After a few years of releasing mixtapes and collaborative projects, Brooklyn emcee Skyzoo returns with his second official solo effort, A Dream Deferred. The album pairs the rapper’s ever-improving lyricism and flow alongside bubbly and lavish jazz and R&B-tinged soundscapes. Production heavyweights like Jahlil Beats, Black Milk,9th Wonder, and DJ Khalil all contributed beats but it’s the live instrumentation—including violinists, pianists, and horn players—which were overseen by longtime collaborator Illmind, that steer the overall sonic direction of the record. Initially, heads that don’t like too much R&B all up in their rap music might not be inclined to give this more than a few spins. However, Skyzoo’s smooth dialect and charismatic prowess on the mic is strong enough that, given time, the album will grow on even the most hardened of B-boys.

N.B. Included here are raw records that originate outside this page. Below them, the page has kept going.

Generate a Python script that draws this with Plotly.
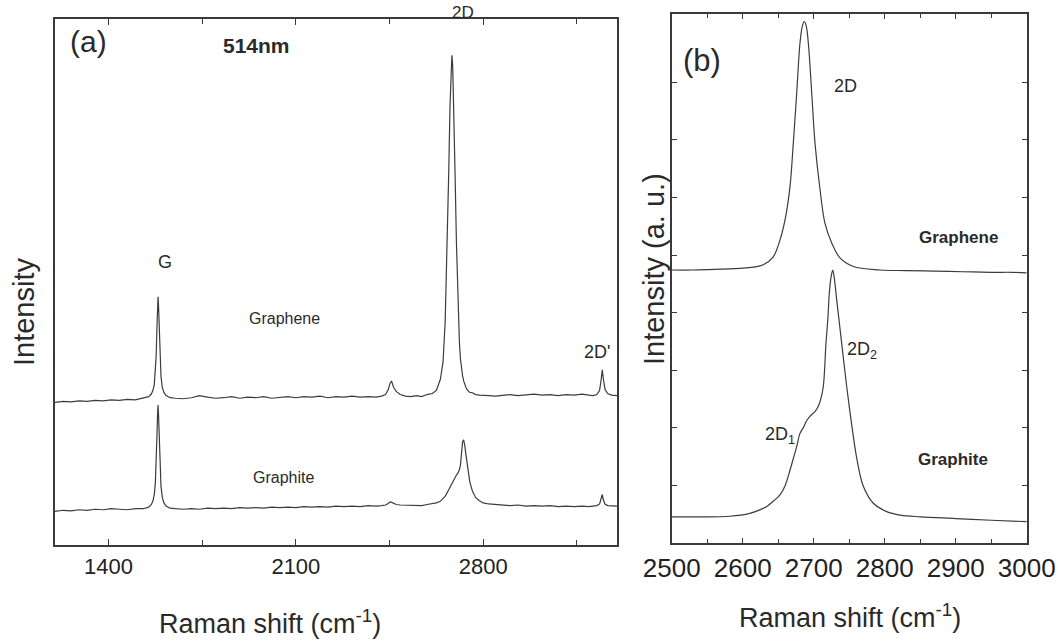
import plotly.graph_objects as go

# ---------------- Panel (a) data: full spectra, 514 nm ----------------
shift_a = [1200, 1230, 1260, 1290, 1320, 1350, 1380, 1410, 1440, 1470, 1500, 1530,
           1550, 1560, 1566, 1571, 1575, 1578, 1581, 1583, 1585, 1587, 1589, 1592,
           1596, 1601, 1607, 1615, 1630, 1650, 1680, 1710, 1740, 1770, 1800, 1830,
           1860, 1890, 1920, 1950, 1980, 2010, 2040, 2070, 2100, 2130, 2160, 2190,
           2220, 2250, 2280, 2310, 2340, 2370, 2400, 2420, 2435, 2445, 2452, 2458,
           2465, 2475, 2490, 2510, 2530, 2550, 2570, 2590, 2610, 2625, 2640, 2650,
           2658, 2665, 2671, 2676, 2680, 2683, 2686, 2690, 2695, 2700, 2706, 2711,
           2715, 2719, 2723, 2727, 2731, 2736, 2742, 2750, 2760, 2772, 2786, 2800,
           2820, 2845, 2870, 2900, 2930, 2960, 2990, 3020, 3050, 3080, 3110, 3140,
           3170, 3195, 3210, 3225, 3235, 3241, 3245, 3249, 3255, 3265, 3280, 3300]
graphene_a = [27.1, 27.3, 27.2, 27.4, 27.3, 27.5, 27.4, 27.6, 27.5, 27.7, 27.6, 27.9,
              28.2, 28.7, 29.4, 30.5, 32.8, 35.9, 41.4, 45.3, 47.2, 45.3, 41.4, 35.9,
              32.1, 29.9, 29.0, 28.4, 28.0, 27.9, 27.8, 28.0, 28.4, 28.1, 27.9, 28.0,
              28.2, 27.9, 28.1, 28.0, 28.2, 27.9, 28.1, 28.2, 28.0, 28.2, 28.1, 28.3,
              28.0, 28.2, 28.1, 28.3, 28.1, 28.2, 28.1, 28.3, 28.6, 29.5, 30.8, 31.1,
              30.0, 29.2, 28.6, 28.3, 28.2, 28.4, 28.2, 28.6, 28.8, 29.4, 31.5, 34.8,
              42.6, 55.5, 70.4, 83.4, 91.2, 93.1, 91.2, 83.4, 70.4, 57.5, 45.8, 38.7,
              35.4, 33.5, 32.2, 31.2, 30.6, 29.9, 29.4, 29.0, 28.95, 28.6, 28.5, 28.4,
              28.4, 28.3, 28.4, 28.6, 28.4, 28.5, 28.7, 28.5, 28.6, 28.4, 28.6, 28.5,
              28.7, 28.5, 28.4, 28.6, 29.4, 31.5, 33.3, 31.6, 29.6, 28.8, 28.5, 28.4]
graphite_a = [6.4, 6.6, 6.5, 6.7, 6.6, 6.8, 6.7, 6.9, 6.8, 6.7, 6.9, 6.9,
              7.2, 7.7, 8.4, 9.6, 11.9, 15.1, 20.7, 24.6, 26.6, 24.6, 20.7, 15.1,
              11.2, 9.0, 8.0, 7.4, 7.0, 6.9, 6.8, 6.9, 6.8, 7.0, 6.9, 7.0,
              6.9, 7.1, 7.0, 7.1, 7.0, 7.2, 7.1, 7.2, 7.1, 7.3, 7.2, 7.3,
              7.2, 7.4, 7.3, 7.4, 7.3, 7.5, 7.4, 7.5, 7.6, 7.9, 8.2, 8.1,
              7.9, 7.7, 7.6, 7.6, 7.5, 7.6, 7.5, 7.7, 7.9, 8.0, 8.3, 8.8,
              9.3, 9.9, 10.5, 11.1, 11.6, 11.9, 12.2, 12.6, 13.0, 13.3, 13.7, 14.3,
              15.2, 17.0, 19.6, 20.0, 19.0, 17.0, 14.6, 12.0, 10.2, 9.0, 8.4, 8.0,
              7.8, 7.7, 7.6, 7.5, 7.6, 7.4, 7.5, 7.4, 7.5, 7.3, 7.4, 7.3,
              7.4, 7.3, 7.4, 7.5, 7.8, 8.7, 9.6, 8.6, 7.8, 7.5, 7.4, 7.4]
ticks_a = [1400, 2100, 2800]
minor_ticks_a = [1750, 2450, 3150]

# ---------------- Panel (b) data: 2D band ----------------
shift_b_graphene = [2500, 2530, 2560, 2596, 2615, 2629, 2643, 2652.5, 2659.6, 2666.6,
                    2671.3, 2676.1, 2680.7, 2684, 2686.8, 2689.5, 2692.4, 2697.2,
                    2701.8, 2708.9, 2715.9, 2725.4, 2737, 2755.8, 2793.4, 2830,
                    2870, 2910, 2950, 2980, 3000]
graphene_b = [4.74, 4.74, 4.75, 4.77, 4.79, 4.83, 4.97, 5.26, 5.61, 6.19,
              6.95, 7.82, 8.69, 8.98, 9.06, 8.98, 8.69, 7.82,
              6.95, 6.14, 5.55, 5.21, 4.95, 4.80, 4.74, 4.73,
              4.72, 4.71, 4.70, 4.70, 4.69]
shift_b_graphite = [2500, 2540, 2582, 2610, 2624, 2634, 2643, 2652.5, 2660, 2666.6,
                    2671, 2676, 2680.7, 2685.4, 2690, 2695, 2701.8, 2706.5, 2710,
                    2713.5, 2717.3, 2720, 2722, 2724.5, 2726.8, 2729, 2732.4,
                    2739.4, 2746.5, 2753, 2760.6, 2769.9, 2784, 2802.8, 2822,
                    2850, 2900, 2950, 3000]
graphite_b = [0.45, 0.45, 0.46, 0.51, 0.57, 0.63, 0.72, 0.83, 1.0, 1.26,
              1.45, 1.67, 1.9, 2.0, 2.12, 2.2, 2.28, 2.37, 2.5,
              2.71, 3.47, 3.9, 4.34, 4.62, 4.74, 4.6, 4.22,
              3.47, 2.71, 2.1, 1.47, 0.98, 0.685, 0.54, 0.48,
              0.45, 0.42, 0.39, 0.365]
yticks_b = [1, 2, 3, 4, 5, 6, 7, 8]

LINE = "#3c3c3c"
AX = "#3a3a3a"
FONT = "Liberation Sans, Arial, sans-serif"

fig = go.Figure()
fig.add_trace(go.Scatter(x=shift_a, y=graphene_a, mode="lines",
                         line=dict(color=LINE, width=1.2), xaxis="x", yaxis="y"))
fig.add_trace(go.Scatter(x=shift_a, y=graphite_a, mode="lines",
                         line=dict(color=LINE, width=1.2), xaxis="x", yaxis="y"))
fig.add_trace(go.Scatter(x=shift_b_graphene, y=graphene_b, mode="lines", line_shape="spline",
                         line=dict(color=LINE, width=1.2), xaxis="x2", yaxis="y2"))
fig.add_trace(go.Scatter(x=shift_b_graphite, y=graphite_b, mode="lines", line_shape="spline",
                         line=dict(color=LINE, width=1.2), xaxis="x2", yaxis="y2"))

W, H = 1058, 641
def fx(px):
    return px / W
def fy(py):
    return 1 - py / H

axis_common = dict(showline=True, linecolor=AX, linewidth=1.8, mirror="ticks",
                   showgrid=False, zeroline=False, ticks="inside", tickcolor=AX,
                   automargin=False)

fig.update_layout(
    width=W, height=H, margin=dict(l=0, r=0, t=0, b=0, autoexpand=False),
    paper_bgcolor="white", plot_bgcolor="white", showlegend=False,
    xaxis=dict(domain=[fx(55), fx(617)], range=[1200, 3300], anchor="y",
               tickvals=ticks_a, ticklen=6, tickwidth=1.4,
               minor=dict(ticks="inside", tickvals=minor_ticks_a, ticklen=5, tickcolor=AX),
               ticklabelstandoff=1,
               tickfont=dict(family=FONT, size=22, color="#222"), **axis_common),
    yaxis=dict(domain=[fy(545), fy(19)], range=[0, 100], anchor="x",
               showticklabels=False, tickvals=[], showline=True, linecolor=AX,
               linewidth=1.8, mirror=True, showgrid=False, zeroline=False,
               automargin=False),
    xaxis2=dict(domain=[fx(671.7), fx(1026.7)], range=[2500, 3000], anchor="y2",
                dtick=100, ticklen=5, tickwidth=1.4,
                minor=dict(ticks="inside", dtick=50, ticklen=4, tickcolor=AX),
                ticklabelstandoff=1,
                tickfont=dict(family=FONT, size=26, color="#222"), **axis_common),
    yaxis2=dict(domain=[fy(542.7), fy(14)], range=[0, 9.19], anchor="x2",
                tickvals=yticks_b, showticklabels=False, ticks="inside", ticklen=5,
                tickcolor=AX, showline=True, linecolor=AX, linewidth=1.8,
                mirror="ticks", showgrid=False, zeroline=False, automargin=False),
)

def ann(text, px, py, size, bold=False, angle=0):
    t = f"<b>{text}</b>" if bold else text
    fig.add_annotation(text=t, x=fx(px), y=fy(py), xref="paper", yref="paper",
                       showarrow=False, textangle=angle, xanchor="center", yanchor="middle",
                       font=dict(family=FONT, size=size, color="#2a2a2a"))

# Panel (a) labels
ann("(a)", 88, 42, 30)
ann("514nm", 256, 45, 21, bold=True)
ann("2D", 463, 13, 17)
ann("G", 165, 262, 18)
ann("Graphene", 284, 318, 16)
ann("2D'", 597, 352, 18)
ann("Graphite", 283, 477, 16)
ann("Intensity", 24, 312, 29, angle=-90)
ann("Raman shift (cm<sup>-1</sup>)", 270, 622, 27)

# Panel (b) labels
ann("(b)", 702, 60, 31)
ann("2D", 845, 86, 18)
ann("Graphene", 958, 238, 17, bold=True)
ann("2D<sub>2</sub>", 862, 350, 18)
ann("2D<sub>1</sub>", 780, 435, 18)
ann("Graphite", 953, 459, 17, bold=True)
ann("Intensity (a. u.)", 654, 269, 29, angle=-90)
ann("Raman shift (cm<sup>-1</sup>)", 850, 616, 27)

fig.write_html("out.html")
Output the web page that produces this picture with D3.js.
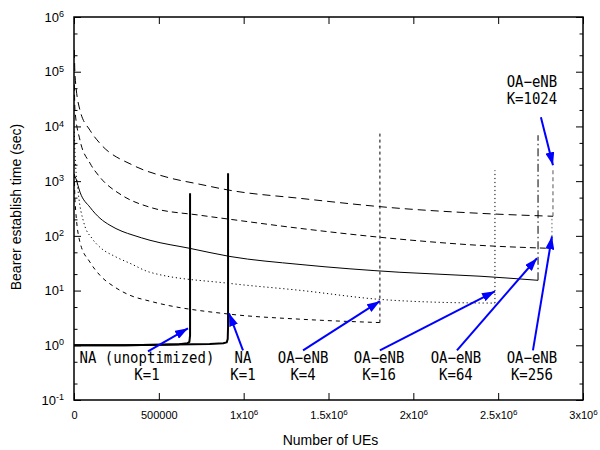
<!DOCTYPE html>
<html>
<head>
<meta charset="utf-8">
<script src="https://cdn.jsdelivr.net/npm/d3@7/dist/d3.min.js"></script>
<style>
body { margin: 0; background: #fff; }
</style>
</head>
<body>
<div id="grafico"></div>
<script>
// Valores: [numero de UEs, tiempo (s)]
let na_unopt = [[0, 1.0], [300000, 1.0], [500000, 1.02], [620000, 1.05], [668000, 1.09], [680000, 1.15], [684000, 1.5], [684000, 600]];
let na_k1 = [[0, 1.0], [300000, 1.0], [600000, 1.03], [800000, 1.06], [880000, 1.09], [900000, 1.13], [906000, 1.3], [908000, 2.2], [908000, 1390]];

let oa_k4 = [[2000, 1350], [5900, 448], [35400, 76], [94300, 33], [153000, 19], [241600, 11.5], [330000, 8.2], [448000, 6.4], [919000, 3.7], [1332000, 3.0], [1803000, 2.6]];
let oa_k16 = [[2000, 8000], [5900, 3300], [23600, 680], [58900, 170], [106000, 90], [153000, 62], [241600, 42], [330000, 31.5], [448000, 21.6], [919000, 13.5], [1332000, 10.1], [1803000, 6.9], [2157000, 6.1], [2481000, 5.9]];
let oa_k64 = [[2000, 1300], [11800, 1100], [35400, 630], [94300, 333], [153000, 210], [212000, 156], [283000, 121], [348000, 103], [448000, 83], [684000, 59], [919000, 42], [1332000, 30], [1921000, 21.6], [2393000, 18.3], [2735000, 15.4]];
let oa_k256 = [[2000, 58000], [5900, 19700], [35400, 5600], [94300, 2130], [153000, 1180], [283000, 550], [448000, 333], [743000, 238], [919000, 201], [1332000, 137], [1921000, 87], [2393000, 67], [2817000, 59]];
let oa_k1024 = [[2000, 250000], [5900, 86000], [35400, 19700], [94300, 8500], [153000, 4900], [348000, 1950], [548000, 1180], [743000, 875], [919000, 680], [1332000, 485], [1921000, 318], [2393000, 258], [2823000, 228]];

// Saltos verticales al final de cada curva
let salto_k4 = [[1803000, 2.6], [1803000, 7500]];
let salto_k16 = [[2481000, 5.9], [2481000, 1580]];
let salto_k64 = [[2735000, 15.4], [2735000, 6900]];
let salto_k256 = [[2817000, 59], [2817000, 228]];
let salto_k1024 = [[2823000, 228], [2823000, 1800]];

// Ticks
let ticks_x = [0, 500000, 1000000, 1500000, 2000000, 2500000, 3000000];
let etiquetas_x = ["0", "500000", "1x10^6", "1.5x10^6", "2x10^6", "2.5x10^6", "3x10^6"];
let ticks_y = [0.1, 1, 10, 100, 1000, 10000, 100000, 1000000];
let exponentes_y = ["-1", "0", "1", "2", "3", "4", "5", "6"];
let ticks_y_menores = [0.2, 0.5, 2, 5, 20, 50, 200, 500, 2000, 5000, 20000, 50000, 200000, 500000];

// Anotaciones: [texto linea 1, texto linea 2, x, y base]
let etiquetas = [
    ["NA (unoptimized)", "K=1", 430000, 0.469],
    ["NA", "K=1", 996000, 0.469],
    ["OA\u2212eNB", "K=4", 1350000, 0.469],
    ["OA\u2212eNB", "K=16", 1798000, 0.469],
    ["OA\u2212eNB", "K=64", 2251000, 0.469],
    ["OA\u2212eNB", "K=256", 2699000, 0.469],
    ["OA\u2212eNB", "K=1024", 2699000, 52000]
];
// Flechas: [x0, y0, x1, y1]
let flechas = [
    [436000, 0.777, 672000, 2.04],
    [996000, 0.81, 913600, 3.85],
    [1350000, 0.81, 1803000, 6.4],
    [1803000, 0.81, 2481000, 9.7],
    [2257000, 0.81, 2729000, 39],
    [2705000, 0.81, 2817000, 98],
    [2752000, 14700, 2823000, 1950]
];

let margin = {top: 17, right: 17, bottom: 50, left: 74},
    width = 600 - margin.left - margin.right,
    height = 450 - margin.top - margin.bottom;

let svg = d3.select("#grafico")
    .append("svg")
    .attr("width", 600)
    .attr("height", 450)
    .style("font-family", "'Liberation Sans', Arial, sans-serif");

svg.append("defs").append("marker")
    .attr("id", "punta")
    .attr("markerUnits", "userSpaceOnUse")
    .attr("markerWidth", 14)
    .attr("markerHeight", 9)
    .attr("refX", 13)
    .attr("refY", 4.5)
    .attr("orient", "auto")
    .append("path")
    .attr("d", "M0,0 L13,4.5 L0,9 z")
    .attr("fill", "#0000ff");

let g = svg.append("g")
    .attr("transform", "translate(" + margin.left + "," + margin.top + ")");

let x = d3.scaleLinear()
    .domain([0, 3000000])
    .range([0, width]);

let y = d3.scaleLog()
    .domain([0.1, 1000000])
    .range([height, 0]);

// Ejes con ticks hacia dentro
function estiloeje(sel) {
    sel.select(".domain").remove();
    sel.selectAll(".tick line").attr("stroke", "#000").attr("stroke-width", 1);
}

g.append("g")
    .attr("transform", "translate(0," + height + ")")
    .call(d3.axisBottom(x).tickValues(ticks_x).tickSize(-7).tickSizeOuter(0).tickPadding(11).tickFormat(""))
    .call(estiloeje)
    .selectAll(".tick text")
    .each(function (d, i) {
        let partes = etiquetas_x[i].split("^");
        let t = d3.select(this)
            .attr("font-size", 11)
            .attr("fill", "#000")
            .text(partes[0]);
        if (partes.length > 1) {
            t.append("tspan").attr("dy", "-0.45em").attr("font-size", 8).text(partes[1]);
        }
    });

g.append("g")
    .call(d3.axisTop(x).tickValues(ticks_x).tickSize(-7).tickSizeOuter(0).tickFormat(""))
    .call(estiloeje);

g.append("g")
    .call(d3.axisLeft(y).tickValues(ticks_y).tickSize(-7).tickSizeOuter(0).tickPadding(10).tickFormat(""))
    .call(estiloeje)
    .selectAll(".tick text")
    .each(function (d, i) {
        let t = d3.select(this)
            .attr("font-size", 13)
            .attr("fill", "#000")
            .text("10");
        t.append("tspan").attr("dy", "-0.5em").attr("font-size", 9).text(exponentes_y[i]);
    });

g.append("g")
    .call(d3.axisLeft(y).tickValues(ticks_y_menores).tickSize(-3.5).tickSizeOuter(0).tickFormat(""))
    .call(estiloeje);

g.append("g")
    .attr("transform", "translate(" + width + ",0)")
    .call(d3.axisRight(y).tickValues(ticks_y).tickSize(-7).tickSizeOuter(0).tickFormat(""))
    .call(estiloeje);

g.append("g")
    .attr("transform", "translate(" + width + ",0)")
    .call(d3.axisRight(y).tickValues(ticks_y_menores).tickSize(-3.5).tickSizeOuter(0).tickFormat(""))
    .call(estiloeje);

// Etiquetas de los ejes
g.append("text")
    .attr("text-anchor", "middle")
    .attr("x", width / 2 + 2)
    .attr("y", height + 45)
    .attr("font-size", 14)
    .text("Number of UEs");

g.append("text")
    .attr("text-anchor", "middle")
    .attr("transform", "rotate(-90)")
    .attr("x", -190)
    .attr("y", -53)
    .attr("font-size", 14)
    .text("Bearer establish time (sec)");

g.append("clipPath").attr("id", "recorte")
    .append("rect").attr("width", width).attr("height", height);

let linea = d3.line()
    .x(function (d) { return x(d[0]); })
    .y(function (d) { return y(d[1]); });

let curva = d3.line()
    .x(function (d) { return x(d[0]); })
    .y(function (d) { return y(d[1]); })
    .curve(d3.curveMonotoneX);

let trazos = g.append("g").attr("clip-path", "url(#recorte)");

function dibujar(datos, generador, ancho, dash, color) {
    trazos.append("path")
        .datum(datos)
        .attr("d", generador)
        .attr("fill", "none")
        .attr("stroke", color || "#000")
        .attr("stroke-width", ancho)
        .attr("stroke-dasharray", dash)
        .attr("stroke-linejoin", "round");
}

dibujar(oa_k1024, curva, 1, "8,5");
dibujar(oa_k256, curva, 1, "6,4");
dibujar(oa_k64, curva, 1, null);
dibujar(oa_k16, curva, 1, "1.2,2.8");
dibujar(oa_k4, curva, 1, "4,4");

dibujar(salto_k4, linea, 1, "3,3");
dibujar(salto_k16, linea, 1, "1.2,2.8");
dibujar(salto_k64, linea, 1, "8,3,1.5,3");
dibujar(salto_k256, linea, 1, "1.5,2.5", "#666");
dibujar(salto_k1024, linea, 1, "4,3", "#555");

dibujar(na_unopt, linea, 2, null);
dibujar(na_k1, linea, 2, null);

// Marco
g.append("rect")
    .attr("width", width)
    .attr("height", height)
    .attr("fill", "none")
    .attr("stroke", "#000")
    .attr("stroke-width", 1.5);

// Flechas azules
g.selectAll(".flecha")
    .data(flechas)
    .enter()
    .append("line")
    .attr("class", "flecha")
    .attr("x1", function (d) { return x(d[0]); })
    .attr("y1", function (d) { return y(d[1]); })
    .attr("x2", function (d) { return x(d[2]); })
    .attr("y2", function (d) { return y(d[3]); })
    .attr("stroke", "#0000ff")
    .attr("stroke-width", 2)
    .attr("marker-end", "url(#punta)");

// Textos de las anotaciones
let textos = g.selectAll(".anotacion")
    .data(etiquetas)
    .enter()
    .append("text")
    .attr("class", "anotacion")
    .attr("text-anchor", "middle")
    .attr("font-family", "'DejaVu Sans Mono', monospace")
    .attr("font-size", 14)
    .attr("transform", function (d) { return "translate(" + x(d[2]) + "," + y(d[3]) + ") scale(1,1.1)"; });

textos.append("tspan")
    .attr("x", 0)
    .attr("y", 0)
    .text(function (d) { return d[0]; });

textos.append("tspan")
    .attr("x", 0)
    .attr("y", 15.5)
    .text(function (d) { return d[1]; });
</script>
</body>
</html>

Much like its predecessor The Salvation or, say, Torae’s For The Record, this album is more along the lines of this-is-my-story (see Kanye West’s College Dropout) and less I-am-who-I-pretend-to-be (see anything Kanye West post-Late Registration.) It wouldn’t be a stretch to draw comparisons to, for lack of a better term, the emo rap days of the early ‘00s when Atmosphere, Blueprint and Sage Francis were the face of indie hip-hop. That is to say, Skyzoo’s approach to songwriting is more about providing personal insights and allegorical mind-benders than it is about providing escapism or furthering the negative stereotypes often associated with rap lyrics.
The album’s leadoff single “Jansport Strings (One Time Up For Chi Ali)” is a perfect example of Skyzoo’s ability to cleverly tangle similes and autobiographical anecdotes. The hook goes, “One time up for Chi Ali/Cuz I could be in a box if I aint see that screen/My mama prayed that I wouldn't be Chi Ali/Now my mama straight cuz I wanted to be Chi Ali/They say my Jansport strings was tying it all together.” It would take a rap genius to decode the symbolic facets at play here—as a young boy Skyzoo was inspired to start rapping when he saw the video for Native Tongues child prodigy Chi Ali’s “Age Aint Nuthin’ But a #” on The Box, eventually Chi Ali ended up serving a twelve year bid stemming from an ’00 homicide, and in the ‘90s a Jansport backpack was considered a stylish accessory, highlighted by the two multi-colored strings that dangled from the zippers. (It should be noted, Chi Ali has since been released from prison, and he and Skyzoo have collaborated on a remix of the song.)
Another of the album’s highlights is the Talib Kweli feature “Spike Lee Was My Hero”, herein which the two emcees twist tales of life in BK using a bevy of metaphorical nods to Spike Lee films. In fact there are at least seven movies alluded to: She’s Gotta Have It, Jungle Fever, Clockers, He’s Got Game, Girl 6, Bamboozled, and School Daze. (I fancy myself somewhat of a Spike Lee aficionado, but unraveling the references in this one is as daunting a task as there is.)
A Dream Deferred borrows its title from a Langston Hughes poem of the same name. And in apropos fashion, Skyzoo, a bit of a renaissance man himself, lays down three and a half minutes of jazz-poetry at the end of “How to Make it Through the Hysteria.” It would be the perfect album-closer if it didn’t arrive three songs too early. Overall, Skyzoo’s magnetism and mic skills lend the album it’s most amiable attribute—he’s very likeable and he raps really, really well.